**Request**
Output the material below unchanged, apart from leaving out the pictures.

#####

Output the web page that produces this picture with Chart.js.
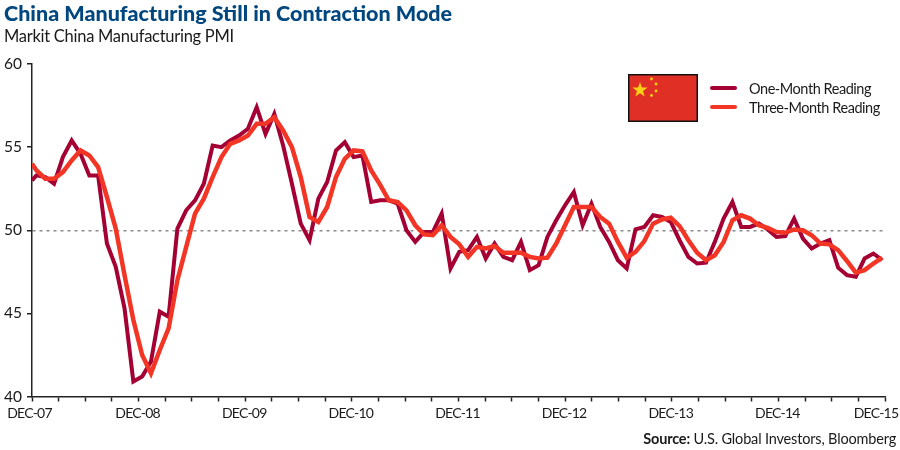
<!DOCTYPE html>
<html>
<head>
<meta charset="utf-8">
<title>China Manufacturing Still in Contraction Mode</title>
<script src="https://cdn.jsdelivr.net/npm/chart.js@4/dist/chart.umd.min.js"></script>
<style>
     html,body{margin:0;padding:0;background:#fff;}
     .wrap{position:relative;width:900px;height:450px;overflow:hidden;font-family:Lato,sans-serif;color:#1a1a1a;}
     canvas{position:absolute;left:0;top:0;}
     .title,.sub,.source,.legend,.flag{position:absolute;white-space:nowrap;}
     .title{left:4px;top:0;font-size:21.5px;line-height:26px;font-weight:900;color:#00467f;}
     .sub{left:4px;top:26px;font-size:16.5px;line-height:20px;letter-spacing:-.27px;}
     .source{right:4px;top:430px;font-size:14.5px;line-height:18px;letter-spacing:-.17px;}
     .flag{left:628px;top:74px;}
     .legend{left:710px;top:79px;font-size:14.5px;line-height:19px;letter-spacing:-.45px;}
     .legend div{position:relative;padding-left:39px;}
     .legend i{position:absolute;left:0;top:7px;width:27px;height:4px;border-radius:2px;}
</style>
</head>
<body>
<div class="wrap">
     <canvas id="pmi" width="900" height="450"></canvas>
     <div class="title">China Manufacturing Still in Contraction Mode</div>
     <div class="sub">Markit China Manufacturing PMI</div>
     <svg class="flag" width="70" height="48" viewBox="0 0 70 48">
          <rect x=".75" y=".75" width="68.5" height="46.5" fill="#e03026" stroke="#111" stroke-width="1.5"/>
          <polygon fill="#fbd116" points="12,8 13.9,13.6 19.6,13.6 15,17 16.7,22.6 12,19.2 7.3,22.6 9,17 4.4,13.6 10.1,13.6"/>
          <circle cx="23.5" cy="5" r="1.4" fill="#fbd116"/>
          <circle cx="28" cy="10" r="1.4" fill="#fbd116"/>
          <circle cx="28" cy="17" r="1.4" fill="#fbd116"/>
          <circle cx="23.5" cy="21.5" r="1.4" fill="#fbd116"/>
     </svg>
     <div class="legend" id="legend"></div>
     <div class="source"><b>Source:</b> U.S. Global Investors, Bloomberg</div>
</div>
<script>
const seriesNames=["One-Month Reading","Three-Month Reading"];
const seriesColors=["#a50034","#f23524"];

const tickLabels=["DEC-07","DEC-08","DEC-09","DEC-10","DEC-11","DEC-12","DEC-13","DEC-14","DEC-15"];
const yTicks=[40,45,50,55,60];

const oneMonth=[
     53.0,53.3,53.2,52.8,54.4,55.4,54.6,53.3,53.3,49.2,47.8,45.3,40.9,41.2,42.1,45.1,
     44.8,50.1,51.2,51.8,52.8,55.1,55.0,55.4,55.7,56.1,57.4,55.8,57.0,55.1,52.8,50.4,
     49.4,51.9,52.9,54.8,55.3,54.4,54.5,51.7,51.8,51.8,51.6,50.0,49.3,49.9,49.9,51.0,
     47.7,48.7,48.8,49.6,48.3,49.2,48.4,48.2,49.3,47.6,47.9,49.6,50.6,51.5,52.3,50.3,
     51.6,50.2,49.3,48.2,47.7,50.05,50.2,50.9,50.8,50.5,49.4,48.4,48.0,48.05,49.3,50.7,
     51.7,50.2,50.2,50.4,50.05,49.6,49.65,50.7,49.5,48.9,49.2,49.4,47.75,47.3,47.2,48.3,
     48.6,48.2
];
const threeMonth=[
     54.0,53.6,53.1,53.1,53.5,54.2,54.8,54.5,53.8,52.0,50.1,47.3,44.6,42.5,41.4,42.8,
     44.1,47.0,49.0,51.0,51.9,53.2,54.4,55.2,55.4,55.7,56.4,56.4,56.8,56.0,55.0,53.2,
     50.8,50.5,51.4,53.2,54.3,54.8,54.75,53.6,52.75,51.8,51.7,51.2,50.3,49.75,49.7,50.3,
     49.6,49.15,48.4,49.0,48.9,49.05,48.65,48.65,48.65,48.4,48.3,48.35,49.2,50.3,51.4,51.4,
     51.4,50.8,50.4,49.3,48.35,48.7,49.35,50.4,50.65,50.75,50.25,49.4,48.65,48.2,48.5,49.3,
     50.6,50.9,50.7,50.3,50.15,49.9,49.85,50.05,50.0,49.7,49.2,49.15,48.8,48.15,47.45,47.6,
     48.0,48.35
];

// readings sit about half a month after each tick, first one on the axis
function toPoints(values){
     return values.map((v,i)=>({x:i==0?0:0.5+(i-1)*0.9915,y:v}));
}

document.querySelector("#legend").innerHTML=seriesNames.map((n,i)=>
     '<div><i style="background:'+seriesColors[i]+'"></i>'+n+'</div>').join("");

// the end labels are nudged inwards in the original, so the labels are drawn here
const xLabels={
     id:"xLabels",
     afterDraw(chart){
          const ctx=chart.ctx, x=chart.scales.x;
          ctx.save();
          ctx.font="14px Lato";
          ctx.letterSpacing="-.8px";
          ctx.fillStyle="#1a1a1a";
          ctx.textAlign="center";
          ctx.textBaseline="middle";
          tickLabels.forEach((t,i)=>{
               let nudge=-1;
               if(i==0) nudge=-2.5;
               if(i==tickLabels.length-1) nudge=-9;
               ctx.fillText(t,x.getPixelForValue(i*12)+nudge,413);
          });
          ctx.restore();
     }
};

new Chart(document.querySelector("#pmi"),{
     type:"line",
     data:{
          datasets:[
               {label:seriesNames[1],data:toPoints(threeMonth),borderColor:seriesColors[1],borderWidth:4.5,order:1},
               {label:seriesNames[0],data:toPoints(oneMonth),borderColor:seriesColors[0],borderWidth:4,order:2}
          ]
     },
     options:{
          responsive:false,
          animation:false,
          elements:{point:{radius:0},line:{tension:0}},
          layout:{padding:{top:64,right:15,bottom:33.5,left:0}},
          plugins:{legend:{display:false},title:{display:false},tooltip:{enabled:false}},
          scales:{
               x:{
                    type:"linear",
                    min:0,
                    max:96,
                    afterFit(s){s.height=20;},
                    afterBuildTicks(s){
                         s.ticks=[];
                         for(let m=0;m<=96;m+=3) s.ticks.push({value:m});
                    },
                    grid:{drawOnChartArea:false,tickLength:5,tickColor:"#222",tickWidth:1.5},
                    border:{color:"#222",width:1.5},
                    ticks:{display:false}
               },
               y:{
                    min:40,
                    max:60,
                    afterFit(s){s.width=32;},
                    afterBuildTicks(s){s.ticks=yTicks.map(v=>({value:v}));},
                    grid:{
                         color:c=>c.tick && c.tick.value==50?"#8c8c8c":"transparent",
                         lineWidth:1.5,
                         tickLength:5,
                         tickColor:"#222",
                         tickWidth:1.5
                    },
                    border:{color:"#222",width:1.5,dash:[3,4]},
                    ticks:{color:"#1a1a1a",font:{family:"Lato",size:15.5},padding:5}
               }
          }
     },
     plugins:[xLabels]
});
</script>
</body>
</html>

#####

**Finished exercise**
Output the web page that produces this picture with Chart.js.
<!DOCTYPE html>
<html>
<head>
<meta charset="utf-8">
<title>China Manufacturing Still in Contraction Mode</title>
<script src="https://cdn.jsdelivr.net/npm/chart.js@4/dist/chart.umd.min.js"></script>
<style>
     html,body{margin:0;padding:0;background:#fff;}
     .wrap{position:relative;width:900px;height:450px;overflow:hidden;font-family:Lato,sans-serif;color:#1a1a1a;}
     canvas{position:absolute;left:0;top:0;}
     .title,.sub,.source,.legend,.flag{position:absolute;white-space:nowrap;}
     .title{left:4px;top:0;font-size:21.5px;line-height:26px;font-weight:900;color:#00467f;}
     .sub{left:4px;top:26px;font-size:16.5px;line-height:20px;letter-spacing:-.27px;}
     .source{right:4px;top:430px;font-size:14.5px;line-height:18px;letter-spacing:-.17px;}
     .flag{left:628px;top:74px;}
     .legend{left:710px;top:79px;font-size:14.5px;line-height:19px;letter-spacing:-.45px;}
     .legend div{position:relative;padding-left:39px;}
     .legend i{position:absolute;left:0;top:7px;width:27px;height:4px;border-radius:2px;}
</style>
</head>
<body>
<div class="wrap">
     <canvas id="pmi" width="900" height="450"></canvas>
     <div class="title">China Manufacturing Still in Contraction Mode</div>
     <div class="sub">Markit China Manufacturing PMI</div>
     <svg class="flag" width="70" height="48" viewBox="0 0 70 48">
          <rect x=".75" y=".75" width="68.5" height="46.5" fill="#e03026" stroke="#111" stroke-width="1.5"/>
          <polygon fill="#fbd116" points="12,8 13.9,13.6 19.6,13.6 15,17 16.7,22.6 12,19.2 7.3,22.6 9,17 4.4,13.6 10.1,13.6"/>
          <circle cx="23.5" cy="5" r="1.4" fill="#fbd116"/>
          <circle cx="28" cy="10" r="1.4" fill="#fbd116"/>
          <circle cx="28" cy="17" r="1.4" fill="#fbd116"/>
          <circle cx="23.5" cy="21.5" r="1.4" fill="#fbd116"/>
     </svg>
     <div class="legend" id="legend"></div>
     <div class="source"><b>Source:</b> U.S. Global Investors, Bloomberg</div>
</div>
<script>
const seriesNames=["One-Month Reading","Three-Month Reading"];
const seriesColors=["#a50034","#f23524"];

const tickLabels=["DEC-07","DEC-08","DEC-09","DEC-10","DEC-11","DEC-12","DEC-13","DEC-14","DEC-15"];
const yTicks=[40,45,50,55,60];

const oneMonth=[
     53.0,53.3,53.2,52.8,54.4,55.4,54.6,53.3,53.3,49.2,47.8,45.3,40.9,41.2,42.1,45.1,
     44.8,50.1,51.2,51.8,52.8,55.1,55.0,55.4,55.7,56.1,57.4,55.8,57.0,55.1,52.8,50.4,
     49.4,51.9,52.9,54.8,55.3,54.4,54.5,51.7,51.8,51.8,51.6,50.0,49.3,49.9,49.9,51.0,
     47.7,48.7,48.8,49.6,48.3,49.2,48.4,48.2,49.3,47.6,47.9,49.6,50.6,51.5,52.3,50.3,
     51.6,50.2,49.3,48.2,47.7,50.05,50.2,50.9,50.8,50.5,49.4,48.4,48.0,48.05,49.3,50.7,
     51.7,50.2,50.2,50.4,50.05,49.6,49.65,50.7,49.5,48.9,49.2,49.4,47.75,47.3,47.2,48.3,
     48.6,48.2
];
const threeMonth=[
     54.0,53.6,53.1,53.1,53.5,54.2,54.8,54.5,53.8,52.0,50.1,47.3,44.6,42.5,41.4,42.8,
     44.1,47.0,49.0,51.0,51.9,53.2,54.4,55.2,55.4,55.7,56.4,56.4,56.8,56.0,55.0,53.2,
     50.8,50.5,51.4,53.2,54.3,54.8,54.75,53.6,52.75,51.8,51.7,51.2,50.3,49.75,49.7,50.3,
     49.6,49.15,48.4,49.0,48.9,49.05,48.65,48.65,48.65,48.4,48.3,48.35,49.2,50.3,51.4,51.4,
     51.4,50.8,50.4,49.3,48.35,48.7,49.35,50.4,50.65,50.75,50.25,49.4,48.65,48.2,48.5,49.3,
     50.6,50.9,50.7,50.3,50.15,49.9,49.85,50.05,50.0,49.7,49.2,49.15,48.8,48.15,47.45,47.6,
     48.0,48.35
];

// readings sit about half a month after each tick, first one on the axis
function toPoints(values){
     return values.map((v,i)=>({x:i==0?0:0.5+(i-1)*0.9915,y:v}));
}

document.querySelector("#legend").innerHTML=seriesNames.map((n,i)=>
     '<div><i style="background:'+seriesColors[i]+'"></i>'+n+'</div>').join("");

// the end labels are nudged inwards in the original, so the labels are drawn here
const xLabels={
     id:"xLabels",
     afterDraw(chart){
          const ctx=chart.ctx, x=chart.scales.x;
          ctx.save();
          ctx.font="14px Lato";
          ctx.letterSpacing="-.8px";
          ctx.fillStyle="#1a1a1a";
          ctx.textAlign="center";
          ctx.textBaseline="middle";
          tickLabels.forEach((t,i)=>{
               let nudge=-1;
               if(i==0) nudge=-2.5;
               if(i==tickLabels.length-1) nudge=-9;
               ctx.fillText(t,x.getPixelForValue(i*12)+nudge,413);
          });
          ctx.restore();
     }
};

new Chart(document.querySelector("#pmi"),{
     type:"line",
     data:{
          datasets:[
               {label:seriesNames[1],data:toPoints(threeMonth),borderColor:seriesColors[1],borderWidth:4.5,order:1},
               {label:seriesNames[0],data:toPoints(oneMonth),borderColor:seriesColors[0],borderWidth:4,order:2}
          ]
     },
     options:{
          responsive:false,
          animation:false,
          elements:{point:{radius:0},line:{tension:0}},
          layout:{padding:{top:64,right:15,bottom:33.5,left:0}},
          plugins:{legend:{display:false},title:{display:false},tooltip:{enabled:false}},
          scales:{
               x:{
                    type:"linear",
                    min:0,
                    max:96,
                    afterFit(s){s.height=20;},
                    afterBuildTicks(s){
                         s.ticks=[];
                         for(let m=0;m<=96;m+=3) s.ticks.push({value:m});
                    },
                    grid:{drawOnChartArea:false,tickLength:5,tickColor:"#222",tickWidth:1.5},
                    border:{color:"#222",width:1.5},
                    ticks:{display:false}
               },
               y:{
                    min:40,
                    max:60,
                    afterFit(s){s.width=32;},
                    afterBuildTicks(s){s.ticks=yTicks.map(v=>({value:v}));},
                    grid:{
                         color:c=>c.tick && c.tick.value==50?"#8c8c8c":"transparent",
                         lineWidth:1.5,
                         tickLength:5,
                         tickColor:"#222",
                         tickWidth:1.5
                    },
                    border:{color:"#222",width:1.5,dash:[3,4]},
                    ticks:{color:"#1a1a1a",font:{family:"Lato",size:15.5},padding:5}
               }
          }
     },
     plugins:[xLabels]
});
</script>
</body>
</html>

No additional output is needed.